[Start Data for this exercise]

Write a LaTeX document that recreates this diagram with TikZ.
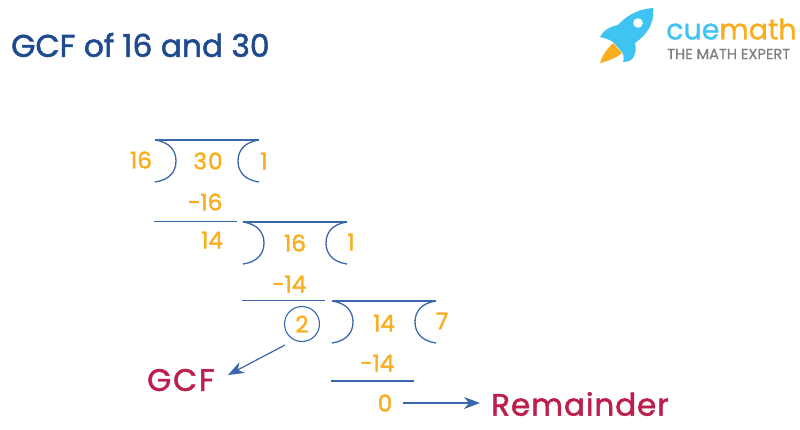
\documentclass[tikz,border=0pt]{standalone}
\usepackage{fontspec}
\setmainfont{Poppins}
\usetikzlibrary{arrows.meta}
\definecolor{navy}{HTML}{1F4A8E}
\definecolor{rule}{HTML}{3A66AE}
\definecolor{amber}{HTML}{FBAE1D}
\definecolor{crimson}{HTML}{BC1F4E}
\definecolor{sky}{HTML}{3FC3F2}
\definecolor{greytag}{HTML}{7D7D7D}
\tikzset{
  x=1pt,y=-1pt,
  num/.style={inner sep=0pt,text=amber,font=\fontsize{23}{24}\selectfont\addfontfeatures{FakeBold=1.6}},
  big/.style={inner sep=0pt,text=crimson,font=\fontsize{31}{34}\selectfont\addfontfeatures{FakeBold=1.6,LetterSpace=3}},
  rulebar/.style={draw=rule,line width=1.3pt},
  arrowline/.style={draw=rule,line width=1.2pt,-{Stealth[length=16pt,width=12pt,inset=5pt]}},
  pics/bracket/.style={code={
    \draw[rulebar] (0,0) -- (104,0);
    \draw[rulebar] (0,0) .. controls (14,2) and (21,10) .. (21,21) .. controls (21,32) and (14,40) .. (0,42);
    \draw[rulebar] (104,0) .. controls (90,2) and (83,10) .. (83,21) .. controls (83,32) and (90,40) .. (104,42);
  }}
}
\begin{document}
\begin{tikzpicture}
\useasboundingbox (0,0) rectangle (800,429);
\fill[white] (0,0) rectangle (800,429);
\node[anchor=west,inner sep=0pt,text=navy,font=\fontsize{31.3}{33}\selectfont\addfontfeatures{FakeBold=1.6}] (title) at (11,45) {GCF of 16 and 30};
% logo
\fill[sky] (653,8) .. controls (642,9) and (630,12) .. (618,25) .. controls (612,26) and (604,29) .. (600,37)
  .. controls (604,38) and (609,39) .. (613,42) -- (622,52) .. controls (624,55) and (624,59) .. (623,62)
  .. controls (628,62) and (633,60) .. (634,56) .. controls (636,52) and (636,47) .. (635,43)
  .. controls (645,36) and (655,25) .. (653,8) -- cycle;
\fill[amber] (613,43) .. controls (607,49) and (602,56) .. (600,63) .. controls (608,61) and (616,58) .. (622,53) -- cycle;
\fill[white] (638,23) circle (4.8);
\node[inner sep=0pt,anchor=west,font=\fontsize{28.5}{30}\selectfont\addfontfeatures{FakeBold=1}] (brand) at (666,29) {\textcolor{sky}{cue}\textcolor{amber}{math}};
\node[inner sep=0pt,anchor=west,text=greytag,font=\fontsize{14.6}{16}\selectfont\addfontfeatures{FakeBold=0.5}] (tag) at (667,54) {THE MATH EXPERT};
% division frames
\pic at (155,140) {bracket};
\pic at (243,222) {bracket};
\pic at (332,301) {bracket};
\coordinate (a1) at (154,221.5); \coordinate (a2) at (237,221.5);
\coordinate (b1) at (242,300.5); \coordinate (b2) at (325,300.5);
\coordinate (c1) at (331,381); \coordinate (c2) at (414,381);
\draw[rulebar] (a1) -- (a2);
\draw[rulebar] (b1) -- (b2);
\draw[rulebar] (c1) -- (c2);
% numbers
\node[num] (n16) at (141,160) {16};
\node[num,font=\fontsize{23}{24}\selectfont\addfontfeatures{FakeBold=1.6,LetterSpace=5}] (n30) at (208,161) {30};
\node[num] (q1) at (264,161) {1};
\node[num] (m16) at (205,202) {−16};
\node[num] (n14) at (212,240) {14};
\node[num] (d16) at (295,243) {16};
\node[num] (q2) at (351,242) {1};
\node[num] (m14) at (289,284) {−14};
\node[num,circle,draw=rule,line width=1.1pt,minimum size=35pt,inner sep=0pt] (two) at (302,324) {2};
\node[num] (d14) at (384,323) {14};
\node[num] (q3) at (442,321) {7};
\node[num] (m14b) at (377,363) {−14};
\node[num] (zero) at (385,403) {0};
\node[big,anchor=west,font=\fontsize{31}{34}\selectfont\addfontfeatures{FakeBold=1.6,LetterSpace=6}] (gcf) at (147,380) {GCF};
\node[big,anchor=west] (rem) at (491,404) {Remainder};
\coordinate (s1) at (285,345); \coordinate (e1) at (228,375);
\coordinate (s2) at (403,403); \coordinate (e2) at (480,403);
\draw[arrowline] (s1) -- (e1);
\draw[arrowline] (s2) -- (e2);
\end{tikzpicture}
\end{document}
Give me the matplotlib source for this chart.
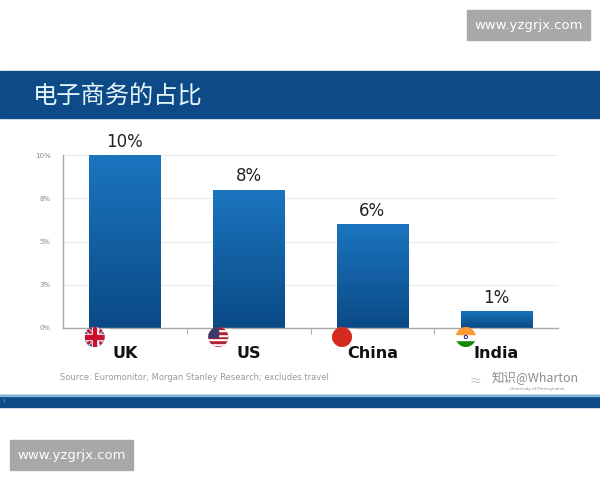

[End Data for this exercise]

Your objective: Give an exact reproduction of every line, leaving out any picture.

Solution:
Write a LaTeX document that recreates this diagram with TikZ.
\documentclass[tikz,border=0pt]{standalone}
\usepackage{fontspec}
\setmainfont{Poppins}
\usetikzlibrary{arrows.meta}
\definecolor{navy}{HTML}{1F4A8E}
\definecolor{rule}{HTML}{3A66AE}
\definecolor{amber}{HTML}{FBAE1D}
\definecolor{crimson}{HTML}{BC1F4E}
\definecolor{sky}{HTML}{3FC3F2}
\definecolor{greytag}{HTML}{7D7D7D}
\tikzset{
  x=1pt,y=-1pt,
  num/.style={inner sep=0pt,text=amber,font=\fontsize{23}{24}\selectfont\addfontfeatures{FakeBold=1.6}},
  big/.style={inner sep=0pt,text=crimson,font=\fontsize{31}{34}\selectfont\addfontfeatures{FakeBold=1.6,LetterSpace=3}},
  rulebar/.style={draw=rule,line width=1.3pt},
  arrowline/.style={draw=rule,line width=1.2pt,-{Stealth[length=16pt,width=12pt,inset=5pt]}},
  pics/bracket/.style={code={
    \draw[rulebar] (0,0) -- (104,0);
    \draw[rulebar] (0,0) .. controls (14,2) and (21,10) .. (21,21) .. controls (21,32) and (14,40) .. (0,42);
    \draw[rulebar] (104,0) .. controls (90,2) and (83,10) .. (83,21) .. controls (83,32) and (90,40) .. (104,42);
  }}
}
\begin{document}
\begin{tikzpicture}
\useasboundingbox (0,0) rectangle (800,429);
\fill[white] (0,0) rectangle (800,429);
\node[anchor=west,inner sep=0pt,text=navy,font=\fontsize{31.3}{33}\selectfont\addfontfeatures{FakeBold=1.6}] (title) at (11,45) {GCF of 16 and 30};
% logo
\fill[sky] (653,8) .. controls (642,9) and (630,12) .. (618,25) .. controls (612,26) and (604,29) .. (600,37)
  .. controls (604,38) and (609,39) .. (613,42) -- (622,52) .. controls (624,55) and (624,59) .. (623,62)
  .. controls (628,62) and (633,60) .. (634,56) .. controls (636,52) and (636,47) .. (635,43)
  .. controls (645,36) and (655,25) .. (653,8) -- cycle;
\fill[amber] (613,43) .. controls (607,49) and (602,56) .. (600,63) .. controls (608,61) and (616,58) .. (622,53) -- cycle;
\fill[white] (638,23) circle (4.8);
\node[inner sep=0pt,anchor=west,font=\fontsize{28.5}{30}\selectfont\addfontfeatures{FakeBold=1}] (brand) at (666,29) {\textcolor{sky}{cue}\textcolor{amber}{math}};
\node[inner sep=0pt,anchor=west,text=greytag,font=\fontsize{14.6}{16}\selectfont\addfontfeatures{FakeBold=0.5}] (tag) at (667,54) {THE MATH EXPERT};
% division frames
\pic at (155,140) {bracket};
\pic at (243,222) {bracket};
\pic at (332,301) {bracket};
\coordinate (a1) at (154,221.5); \coordinate (a2) at (237,221.5);
\coordinate (b1) at (242,300.5); \coordinate (b2) at (325,300.5);
\coordinate (c1) at (331,381); \coordinate (c2) at (414,381);
\draw[rulebar] (a1) -- (a2);
\draw[rulebar] (b1) -- (b2);
\draw[rulebar] (c1) -- (c2);
% numbers
\node[num] (n16) at (141,160) {16};
\node[num,font=\fontsize{23}{24}\selectfont\addfontfeatures{FakeBold=1.6,LetterSpace=5}] (n30) at (208,161) {30};
\node[num] (q1) at (264,161) {1};
\node[num] (m16) at (205,202) {−16};
\node[num] (n14) at (212,240) {14};
\node[num] (d16) at (295,243) {16};
\node[num] (q2) at (351,242) {1};
\node[num] (m14) at (289,284) {−14};
\node[num,circle,draw=rule,line width=1.1pt,minimum size=35pt,inner sep=0pt] (two) at (302,324) {2};
\node[num] (d14) at (384,323) {14};
\node[num] (q3) at (442,321) {7};
\node[num] (m14b) at (377,363) {−14};
\node[num] (zero) at (385,403) {0};
\node[big,anchor=west,font=\fontsize{31}{34}\selectfont\addfontfeatures{FakeBold=1.6,LetterSpace=6}] (gcf) at (147,380) {GCF};
\node[big,anchor=west] (rem) at (491,404) {Remainder};
\coordinate (s1) at (285,345); \coordinate (e1) at (228,375);
\coordinate (s2) at (403,403); \coordinate (e2) at (480,403);
\draw[arrowline] (s1) -- (e1);
\draw[arrowline] (s2) -- (e2);
\end{tikzpicture}
\end{document}
Give me the matplotlib source for this chart.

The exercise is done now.